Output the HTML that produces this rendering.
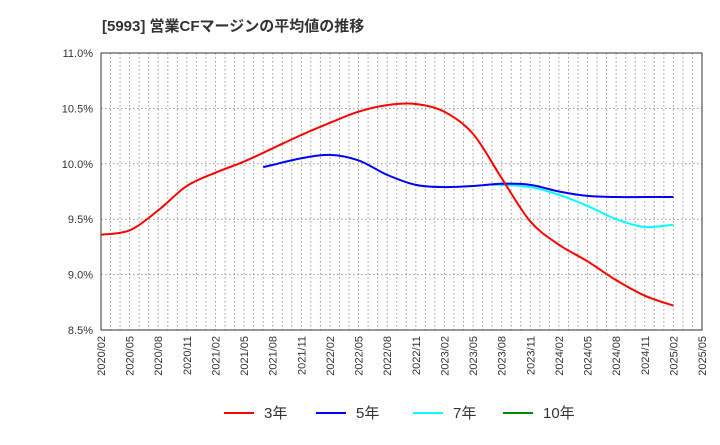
<!DOCTYPE html>
<html><head><meta charset="utf-8"><style>
body{margin:0;background:#fff;font-family:"Liberation Sans","Noto Sans CJK JP",sans-serif}
</style></head><body>
<svg id="chart" width="720" height="440" xmlns="http://www.w3.org/2000/svg" font-family="Liberation Sans, Noto Sans CJK JP, sans-serif">
<text x="102" y="31" font-size="15" font-weight="bold" fill="#333">[5993]  営業CFマージンの平均値の推移</text>
<g id="grid"></g><g id="axes"></g><g id="series"></g>
<g font-size="15" fill="#333">
<line x1="224" y1="413" x2="254" y2="413" stroke="#f00" stroke-width="2"/><text x="264" y="418">3年</text>
<line x1="316" y1="413" x2="346" y2="413" stroke="#00f" stroke-width="2"/><text x="356" y="418">5年</text>
<line x1="413" y1="413" x2="443" y2="413" stroke="#0ff" stroke-width="2"/><text x="453" y="418">7年</text>
<line x1="503" y1="413" x2="533" y2="413" stroke="#080" stroke-width="2"/><text x="543" y="418">10年</text>
</g>
</svg>
<script>
const xLabels=["2020/02","2020/05","2020/08","2020/11","2021/02","2021/05","2021/08","2021/11","2022/02","2022/05","2022/08","2022/11","2023/02","2023/05","2023/08","2023/11","2024/02","2024/05","2024/08","2024/11","2025/02","2025/05"];
const yTicks=[8.5,9.0,9.5,10.0,10.5,11.0];
// month indices from 2020/02
const red3M=[0,3,6,9,12,15,18,21,24,27,30,33,36,39,42,45,48,51,54,57,60];
const red3V=[9.36,9.40,9.58,9.80,9.92,10.02,10.14,10.26,10.37,10.47,10.53,10.54,10.47,10.27,9.87,9.48,9.27,9.12,8.95,8.81,8.72];
const blue5M=[17,18,21,24,27,30,33,36,39,42,45,48,51,54,57,60];
const blue5V=[9.97,9.99,10.05,10.08,10.03,9.90,9.81,9.79,9.80,9.82,9.81,9.75,9.71,9.70,9.70,9.70];
const cyan7M=[41,42,45,48,51,54,57,60];
const cyan7V=[9.81,9.81,9.79,9.72,9.62,9.50,9.43,9.45];
const L=101,R=702,T=53,B=330,NM=63,ymin=8.5,ymax=11;
const xs=m=>L+(R-L)*m/NM, ys=v=>B-(B-T)*(v-ymin)/(ymax-ymin);
const NS="http://www.w3.org/2000/svg";
function mk(t,a,p){const e=document.createElementNS(NS,t);for(const k in a)e.setAttribute(k,a[k]);p.appendChild(e);return e;}
const grid=document.getElementById('grid'),axes=document.getElementById('axes'),ser=document.getElementById('series');
for(let m=1;m<NM;m++){const g=mk('line',{x1:xs(m),x2:xs(m),y1:T,y2:B,stroke:'#999','stroke-dasharray':'1.5,2.5','stroke-width':1},grid);

}
yTicks.forEach(v=>{const g=mk('line',{x1:L,x2:R,y1:ys(v),y2:ys(v),stroke:'#999','stroke-dasharray':'1.5,2.5'},grid);


const t=mk('text',{x:L-8,y:ys(v)+4,'text-anchor':'end','font-size':11,fill:'#333'},axes);t.textContent=v.toFixed(1)+'%';

});
const fr=mk('rect',{x:L,y:T,width:R-L,height:B-T,fill:'none',stroke:'#333'},axes);


xLabels.forEach((s,i)=>{const x=xs(i*3);const t=mk('text',{x:x+4,y:B+6,'text-anchor':'end','font-size':11,fill:'#333',transform:`rotate(-90 ${x+4} ${B+6})`},axes);t.textContent=s;

});
function path(M,V){const p=M.map((m,i)=>[xs(m),ys(V[i])]);let d=`M${p[0][0]},${p[0][1]}`;
for(let i=0;i<p.length-1;i++){const p0=p[i-1]||p[i],p1=p[i],p2=p[i+1],p3=p[i+2]||p2;
d+=` C${p1[0]+(p2[0]-p0[0])/6},${p1[1]+(p2[1]-p0[1])/6} ${p2[0]-(p3[0]-p1[0])/6},${p2[1]-(p3[1]-p1[1])/6} ${p2[0]},${p2[1]}`;}return d;}
[[red3M,red3V,'#f00','line-3yr'],[blue5M,blue5V,'#00f','line-5yr'],[cyan7M,cyan7V,'#0ff','line-7yr']].reverse().forEach(([M,V,c,n])=>{
const e=mk('path',{d:path(M,V),fill:'none',stroke:c,'stroke-width':2},ser);

});
</script>
</body></html>
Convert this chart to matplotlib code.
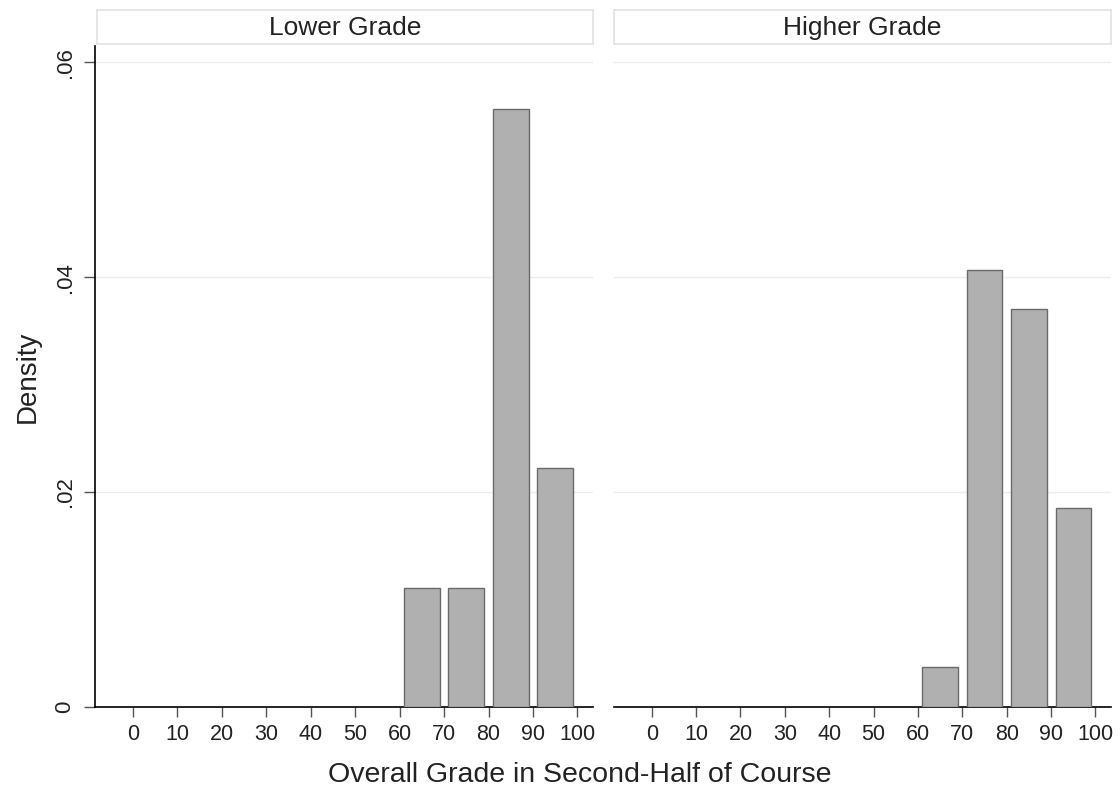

INSTRUCTION: Write the full listing out again with every line unchanged, but include no pictures.

FINISHED EXERCISE:
Output the HTML that produces this rendering.
<!DOCTYPE html>
<html><head><meta charset="utf-8"><style>
body{margin:0;background:#fff;font-family:"Liberation Sans","Noto Sans CJK JP",sans-serif}
</style></head><body>
<svg id="chart" width="720" height="440" xmlns="http://www.w3.org/2000/svg" font-family="Liberation Sans, Noto Sans CJK JP, sans-serif">
<text x="102" y="31" font-size="15" font-weight="bold" fill="#333">[5993]  営業CFマージンの平均値の推移</text>
<g id="grid"></g><g id="axes"></g><g id="series"></g>
<g font-size="15" fill="#333">
<line x1="224" y1="413" x2="254" y2="413" stroke="#f00" stroke-width="2"/><text x="264" y="418">3年</text>
<line x1="316" y1="413" x2="346" y2="413" stroke="#00f" stroke-width="2"/><text x="356" y="418">5年</text>
<line x1="413" y1="413" x2="443" y2="413" stroke="#0ff" stroke-width="2"/><text x="453" y="418">7年</text>
<line x1="503" y1="413" x2="533" y2="413" stroke="#080" stroke-width="2"/><text x="543" y="418">10年</text>
</g>
</svg>
<script>
const xLabels=["2020/02","2020/05","2020/08","2020/11","2021/02","2021/05","2021/08","2021/11","2022/02","2022/05","2022/08","2022/11","2023/02","2023/05","2023/08","2023/11","2024/02","2024/05","2024/08","2024/11","2025/02","2025/05"];
const yTicks=[8.5,9.0,9.5,10.0,10.5,11.0];
// month indices from 2020/02
const red3M=[0,3,6,9,12,15,18,21,24,27,30,33,36,39,42,45,48,51,54,57,60];
const red3V=[9.36,9.40,9.58,9.80,9.92,10.02,10.14,10.26,10.37,10.47,10.53,10.54,10.47,10.27,9.87,9.48,9.27,9.12,8.95,8.81,8.72];
const blue5M=[17,18,21,24,27,30,33,36,39,42,45,48,51,54,57,60];
const blue5V=[9.97,9.99,10.05,10.08,10.03,9.90,9.81,9.79,9.80,9.82,9.81,9.75,9.71,9.70,9.70,9.70];
const cyan7M=[41,42,45,48,51,54,57,60];
const cyan7V=[9.81,9.81,9.79,9.72,9.62,9.50,9.43,9.45];
const L=101,R=702,T=53,B=330,NM=63,ymin=8.5,ymax=11;
const xs=m=>L+(R-L)*m/NM, ys=v=>B-(B-T)*(v-ymin)/(ymax-ymin);
const NS="http://www.w3.org/2000/svg";
function mk(t,a,p){const e=document.createElementNS(NS,t);for(const k in a)e.setAttribute(k,a[k]);p.appendChild(e);return e;}
const grid=document.getElementById('grid'),axes=document.getElementById('axes'),ser=document.getElementById('series');
for(let m=1;m<NM;m++){const g=mk('line',{x1:xs(m),x2:xs(m),y1:T,y2:B,stroke:'#999','stroke-dasharray':'1.5,2.5','stroke-width':1},grid);

}
yTicks.forEach(v=>{const g=mk('line',{x1:L,x2:R,y1:ys(v),y2:ys(v),stroke:'#999','stroke-dasharray':'1.5,2.5'},grid);


const t=mk('text',{x:L-8,y:ys(v)+4,'text-anchor':'end','font-size':11,fill:'#333'},axes);t.textContent=v.toFixed(1)+'%';

});
const fr=mk('rect',{x:L,y:T,width:R-L,height:B-T,fill:'none',stroke:'#333'},axes);


xLabels.forEach((s,i)=>{const x=xs(i*3);const t=mk('text',{x:x+4,y:B+6,'text-anchor':'end','font-size':11,fill:'#333',transform:`rotate(-90 ${x+4} ${B+6})`},axes);t.textContent=s;

});
function path(M,V){const p=M.map((m,i)=>[xs(m),ys(V[i])]);let d=`M${p[0][0]},${p[0][1]}`;
for(let i=0;i<p.length-1;i++){const p0=p[i-1]||p[i],p1=p[i],p2=p[i+1],p3=p[i+2]||p2;
d+=` C${p1[0]+(p2[0]-p0[0])/6},${p1[1]+(p2[1]-p0[1])/6} ${p2[0]-(p3[0]-p1[0])/6},${p2[1]-(p3[1]-p1[1])/6} ${p2[0]},${p2[1]}`;}return d;}
[[red3M,red3V,'#f00','line-3yr'],[blue5M,blue5V,'#00f','line-5yr'],[cyan7M,cyan7V,'#0ff','line-7yr']].reverse().forEach(([M,V,c,n])=>{
const e=mk('path',{d:path(M,V),fill:'none',stroke:c,'stroke-width':2},ser);

});
</script>
</body></html>
Convert this chart to matplotlib code.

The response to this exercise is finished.